# To do
Search the data below for "matplotlib"; list each line that holds it.

# Records for this task
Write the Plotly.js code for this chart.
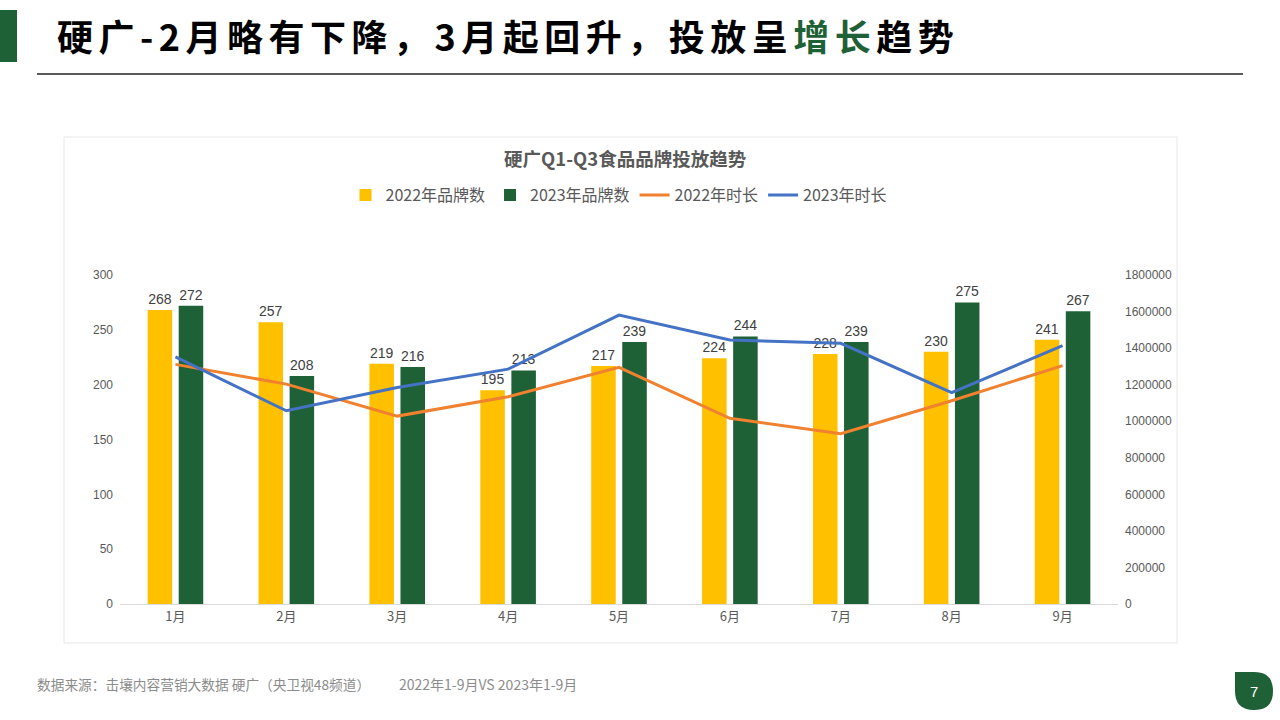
<!DOCTYPE html>
<html><head><meta charset="utf-8">
<script src="https://cdn.plot.ly/plotly-3.0.1.min.js"></script>
<style>html,body{margin:0;padding:0;background:#fff;} #chart{width:1280px;height:720px;}</style>
</head><body><div id="chart"></div>
<script>
const months = ['1月','2月','3月','4月','5月','6月','7月','8月','9月'];
const brands2022 = [268,257,219,195,217,224,228,230,241];
const brands2023 = [272,208,216,213,239,244,239,275,267];
const duration2022 = [1311000,1203000,1028000,1134000,1295000,1016000,932000,1112000,1304000];
const duration2023 = [1352000,1057000,1185000,1285000,1581000,1444000,1426000,1156000,1413000];
const seriesNames = ['2022年品牌数','2023年品牌数','2022年时长','2023年时长'];
const pageTitle = '硬广-2月略有下降，3月起回升，投放呈<span style="color:#1F6136">增长</span>趋势';
const chartTitle = '硬广Q1-Q3食品品牌投放趋势';
const sourceText = '数据来源：击壤内容营销大数据 硬广（央卫视48频道）';
const periodText = '2022年1-9月VS 2023年1-9月';
const pageNum = '7';

const L=120, R=1118, T=275, B=604;
const px = x => (x-L)/(R-L);
const py = y => (B-y)/(B-T);
const FONT = '"Liberation Sans", "Noto Sans CJK SC", sans-serif';
const CJK = '"Noto Sans CJK SC", sans-serif';
const GREEN = '#1F6136';

const traces = [
  {type:'bar', name:seriesNames[0], x:months, y:brands2022, marker:{color:'#FFC000'},
   text:brands2022.map(String), textposition:'outside', cliponaxis:false,
   textfont:{size:14,color:'#404040',family:FONT}},
  {type:'bar', name:seriesNames[1], x:months, y:brands2023, marker:{color:'#1F6136'},
   text:brands2023.map(String), textposition:'outside', cliponaxis:false,
   textfont:{size:14,color:'#404040',family:FONT}},
  {type:'scatter', mode:'lines', name:seriesNames[2], x:months, y:duration2022, yaxis:'y2',
   line:{color:'#F0812F',width:3}},
  {type:'scatter', mode:'lines', name:seriesNames[3], x:months, y:duration2023, yaxis:'y2',
   line:{color:'#4472C4',width:3}}
];

const tear = `M ${px(1235)} ${py(672)} L ${px(1254)} ${py(672)} Q ${px(1273)} ${py(672)} ${px(1273)} ${py(691)} Q ${px(1273)} ${py(710)} ${px(1254)} ${py(710)} Q ${px(1235)} ${py(710)} ${px(1235)} ${py(691)} Z`;

const layout = {
  width:1280, height:720,
  margin:{l:L, r:1280-R, t:T, b:720-B, pad:0},
  paper_bgcolor:'#fff', plot_bgcolor:'#fff',
  font:{family:FONT, color:'#595959', size:12},
  barmode:'group', bargap:0.44, bargroupgap:0.21,
  showlegend:true,
  legend:{orientation:'h', x:0.5, xanchor:'center', y:py(195), yanchor:'middle',
    font:{size:16, color:'#595959', family:CJK}, itemwidth:30, tracegroupgap:0},
  xaxis:{type:'category', showline:true, linecolor:'#D9D9D9', linewidth:1, ticks:'',
    showgrid:false, zeroline:false, tickfont:{size:13,color:'#595959',family:CJK}, fixedrange:true},
  yaxis:{range:[0,300], dtick:50, showgrid:false, zeroline:false, showline:false, ticks:'',
    tickfont:{size:12,color:'#595959'}, ticklabelstandoff:6},
  yaxis2:{overlaying:'y', side:'right', range:[0,1800000], dtick:200000, tickformat:'d',
    showgrid:false, zeroline:false, showline:false, ticks:'', tickfont:{size:12,color:'#595959'}, ticklabelstandoff:6},
  shapes:[
    {type:'rect', xref:'paper', yref:'paper', x0:px(64), x1:px(1177), y0:py(137), y1:py(643),
      line:{color:'#E8E8E8', width:1}, fillcolor:'rgba(0,0,0,0)', layer:'below'},
    {type:'rect', xref:'paper', yref:'paper', x0:px(0), x1:px(17), y0:py(10), y1:py(62),
      line:{width:0}, fillcolor:GREEN},
    {type:'line', xref:'paper', yref:'paper', x0:px(37), x1:px(1243), y0:py(74), y1:py(74),
      line:{color:'#222', width:1.5}},
    {type:'path', xref:'paper', yref:'paper', path:tear, line:{width:0}, fillcolor:GREEN}
  ],
  annotations:[
    {xref:'paper', yref:'paper', x:px(55), y:py(35), xanchor:'left', yanchor:'middle', showarrow:false,
      text:'<b><span style="letter-spacing:5.5px">'+pageTitle+'</span></b>', font:{size:36, color:'#000', family:CJK}},
    {xref:'paper', yref:'paper', x:px(625), y:py(158), xanchor:'center', yanchor:'middle', showarrow:false,
      text:'<b>'+chartTitle+'</b>', font:{size:18.5, color:'#595959', family:CJK}},
    {xref:'paper', yref:'paper', x:px(35), y:py(684), xanchor:'left', yanchor:'middle', showarrow:false,
      text:sourceText, font:{size:13.7, color:'#8C8C8C', family:CJK}},
    {xref:'paper', yref:'paper', x:px(397), y:py(684), xanchor:'left', yanchor:'middle', showarrow:false,
      text:periodText, font:{size:14, color:'#8C8C8C', family:CJK}},
    {xref:'paper', yref:'paper', x:px(1254), y:py(691), xanchor:'center', yanchor:'middle', showarrow:false,
      text:pageNum, font:{size:15, color:'#fff', family:FONT}}
  ]
};
Plotly.newPlot('chart', traces, layout, {displayModeBar:false, staticPlot:true});
</script></body></html>
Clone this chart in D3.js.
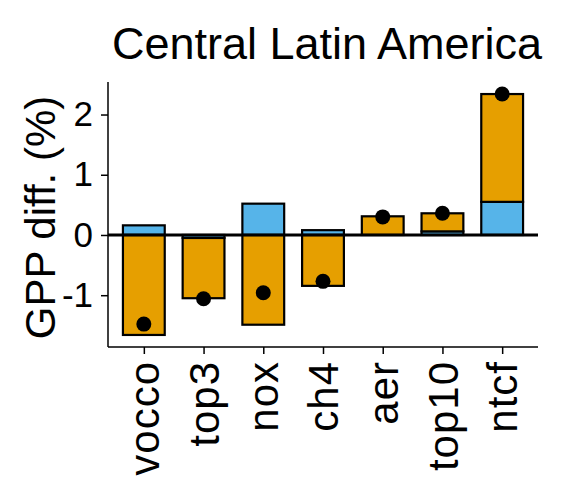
<!DOCTYPE html>
<html lang="en">
<head>
<meta charset="UTF-8">
<title>Central Latin America</title>
<script src="https://d3js.org/d3.v7.min.js"></script>
<style>
  html, body { margin: 0; background: #fff; }
  text { font-family: "Liberation Sans", Arial, sans-serif; fill: #000; }
</style>
</head>
<body>
<div id="vis"></div>
<script>
// data
var categories = ['vocco', 'top3', 'nox', 'ch4', 'aer', 'top10', 'ntcf'];
var blueVals   = [0.16, -0.05, 0.52, 0.08, 0.0, 0.06, 0.55];
var orangeVals = [-1.66, -1.0, -1.49, -0.845, 0.31, 0.30, 1.79];
var netVals    = [-1.48, -1.06, -0.96, -0.77, 0.30, 0.36, 2.34];
var yTicks     = [-1, 0, 1, 2];

var W = 577, H = 490;
var margin = { top: 82, bottom: 143, left: 108, right: 39 };
var width = W - margin.left - margin.right;
var height = H - margin.top - margin.bottom;

var svg = d3.select('#vis').append('svg')
    .attr('width', W)
    .attr('height', H);

var g = svg.append('g')
    .attr('transform', 'translate(' + margin.left + ',' + margin.top + ')');

// ggplot-like discrete scale: 0.6 units of padding on each side
var x = d3.scalePoint()
    .domain(categories)
    .range([0, width])
    .padding(0.6);
var step = x.step();
var barW = step * 0.7;

// stack blue first, then orange, positives and negatives separately
var rows = categories.map(function(c, i) {
    var segs = [];
    var pos = 0, neg = 0;
    [['blue', blueVals[i]], ['orange', orangeVals[i]]].forEach(function(p) {
        var v = p[1];
        if (v >= 0) { segs.push({ cat: c, key: p[0], y0: pos, y1: pos + v }); pos += v; }
        else { segs.push({ cat: c, key: p[0], y0: neg, y1: neg + v }); neg += v; }
    });
    return segs;
});
var segs = [].concat.apply([], rows);

var lo = d3.min(segs, function(d) { return Math.min(d.y0, d.y1); });
var hi = d3.max(segs, function(d) { return Math.max(d.y0, d.y1); });
var pad = (hi - lo) * 0.05;

var y = d3.scaleLinear()
    .domain([lo - pad, hi + pad])
    .range([height, 0]);

var colour = { blue: '#56B4E9', orange: '#E69F00' };

g.selectAll('.bar')
    .data(segs.filter(function(d) { return d.y1 !== d.y0; }))
    .enter().append('rect')
    .attr('class', 'bar')
    .attr('x', function(d) { return x(d.cat) - barW / 2; })
    .attr('width', barW)
    .attr('y', function(d) { return y(Math.max(d.y0, d.y1)); })
    .attr('height', function(d) { return Math.abs(y(d.y0) - y(d.y1)); })
    .attr('fill', function(d) { return colour[d.key]; })
    .attr('stroke', '#000')
    .attr('stroke-width', 2.2);

// zero line
g.append('line')
    .attr('x1', 0).attr('x2', width)
    .attr('y1', y(0)).attr('y2', y(0))
    .attr('stroke', '#000')
    .attr('stroke-width', 3);

// net points
g.selectAll('.dot')
    .data(netVals)
    .enter().append('circle')
    .attr('class', 'dot')
    .attr('cx', function(d, i) { return x(categories[i]); })
    .attr('cy', function(d) { return y(d); })
    .attr('r', 7.5)
    .attr('fill', '#000');

// axes
var yAxis = d3.axisLeft(y).tickValues(yTicks).tickSize(7).tickPadding(8)
    .tickFormat(function(d) { return d < 0 ? '-' + Math.abs(d) : d; });
var ya = g.append('g').call(yAxis);
ya.select('.domain').attr('d', 'M0,0V' + height).attr('stroke-width', 1.5);
ya.selectAll('.tick line').attr('stroke-width', 1.5);
ya.selectAll('.tick text')
    .style('font-size', '35px')
    .attr('font-family', null);

var xAxis = d3.axisBottom(x).tickSize(7);
var xa = g.append('g').attr('transform', 'translate(0,' + height + ')').call(xAxis);
xa.select('.domain').attr('d', 'M0,0H' + width).attr('stroke-width', 1.5);
xa.selectAll('.tick line').attr('stroke-width', 1.5);
xa.selectAll('.tick text')
    .attr('font-family', null)
    .style('font-size', '42px')
    .style('letter-spacing', '1px')
    .attr('text-anchor', 'end')
    .attr('transform', 'rotate(-90)')
    .attr('x', -14)
    .attr('y', 0)
    .attr('dy', '0.35em');

// titles
svg.append('text')
    .attr('x', margin.left + width / 2 + 4)
    .attr('y', 59)
    .attr('text-anchor', 'middle')
    .style('font-size', '45px')
    .text('Central Latin America');

svg.append('text')
    .attr('transform', 'translate(55,' + (margin.top + height / 2 + 3) + ') rotate(-90)')
    .attr('text-anchor', 'middle')
    .style('font-size', '42px')
    .text('GPP diff. (%)');
</script>
</body>
</html>
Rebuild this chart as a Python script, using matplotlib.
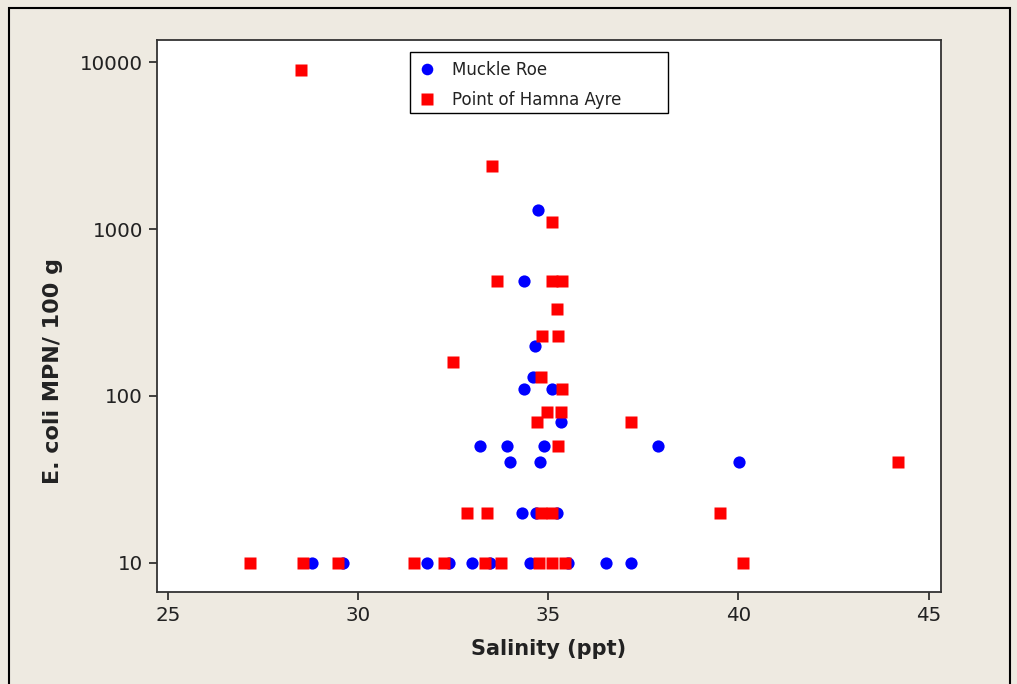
import matplotlib
matplotlib.use('Agg')
import matplotlib.pyplot as plt
from matplotlib.ticker import FixedLocator, FixedFormatter, NullLocator
from matplotlib.patches import Rectangle

# Muckle Roe samples: salinity (ppt) and E. coli MPN/100 g
muckle_sal = [34.72, 34.36, 34.65, 34.59, 34.36, 35.09, 35.33,
              33.20, 33.91, 34.88, 37.88, 33.99, 34.78, 40.01,
              34.30, 34.67, 35.22,
              28.78, 29.60, 31.81, 32.38, 32.99, 33.46, 34.51, 35.51, 36.51, 37.17]
muckle_ecoli = [1300, 490, 200, 130, 110, 110, 70,
                50, 50, 50, 50, 40, 40, 40,
                20, 20, 20,
                10, 10, 10, 10, 10, 10, 10, 10, 10, 10]

# Point of Hamna Ayre samples
hamna_sal = [28.50, 33.52, 35.09, 33.65, 35.09, 35.35, 35.22, 34.83, 35.25,
             32.49, 34.80, 35.35, 34.96, 35.33, 34.70, 37.17, 35.25, 44.19,
             32.86, 33.38, 34.80, 35.09, 39.51,
             27.16, 28.55, 29.47, 31.47, 32.25, 33.33, 33.75, 34.75, 35.09, 35.43, 40.11]
hamna_ecoli = [9000, 2400, 1100, 490, 490, 490, 330, 230, 230,
               160, 130, 110, 80, 80, 70, 70, 50, 40,
               20, 20, 20, 20, 20,
               10, 10, 10, 10, 10, 10, 10, 10, 10, 10, 10]

x_ticks = [25, 30, 35, 40, 45]
y_ticks = [10, 100, 1000, 10000]
y_labels = ['10', '100', '1000', '10000']

plt.rcParams['font.family'] = ['DejaVu Sans']

fig = plt.figure(figsize=(10.17, 6.84), dpi=100, facecolor='#EEEAE1')
ax = fig.add_axes([0.1544, 0.1345, 0.7706, 0.807])
ax.set_facecolor('white')

ax.plot(muckle_sal, muckle_ecoli, 'o', color='#0000FF', ms=8.8, mec='none',
        label='Muckle Roe', zorder=3)
ax.plot(hamna_sal, hamna_ecoli, 's', color='#FF0000', ms=8.8, mec='none',
        label='Point of Hamna Ayre', zorder=4)

ax.set_yscale('log')
ax.set_xlim(24.71, 45.32)
ax.set_ylim(6.7, 13550)
ax.xaxis.set_major_locator(FixedLocator(x_ticks))
ax.yaxis.set_major_locator(FixedLocator(y_ticks))
ax.yaxis.set_major_formatter(FixedFormatter(y_labels))
ax.yaxis.set_minor_locator(NullLocator())
ax.tick_params(direction='out', length=6, width=1.2, labelsize=14.3,
               colors='#222222', pad=4)

for s in ax.spines.values():
    s.set_linewidth(1.3)
    s.set_color('#333333')

ax.set_xlabel('Salinity (ppt)', fontsize=15, fontweight='bold', labelpad=10,
              color='#222222')
ax.set_ylabel('E. coli MPN/ 100 g', fontsize=16, fontweight='bold',
              color='#222222')
ax.yaxis.set_label_coords(-0.12, 0.40)

# legend entries without frame; a plain box is drawn around them
leg = ax.legend(loc='upper left', bbox_to_anchor=(0.3227, 0.978), fontsize=12,
                frameon=False, borderaxespad=0, borderpad=0.55,
                handletextpad=0.95, labelspacing=0.68,
                handlelength=1.0, markerscale=0.95)
for t in leg.get_texts():
    t.set_color('#222222')
ax.add_patch(Rectangle((0.3227, 0.8678), 0.3291, 0.1102, transform=ax.transAxes,
                       fill=False, edgecolor='black', linewidth=1.0, zorder=6))

# outer window frame
fig.patches.append(Rectangle((9 / 1017, -0.01), 1001 / 1017, 1 - 8 / 684 + 0.01,
                             transform=fig.transFigure, fill=False,
                             edgecolor='black', linewidth=1.5))

fig.savefig('out.png', dpi=100, facecolor=fig.get_facecolor())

# Result of the task
Rebuild this chart as a Python script, using matplotlib.
import matplotlib
matplotlib.use('Agg')
import matplotlib.pyplot as plt
from matplotlib.ticker import FixedLocator, FixedFormatter, NullLocator
from matplotlib.patches import Rectangle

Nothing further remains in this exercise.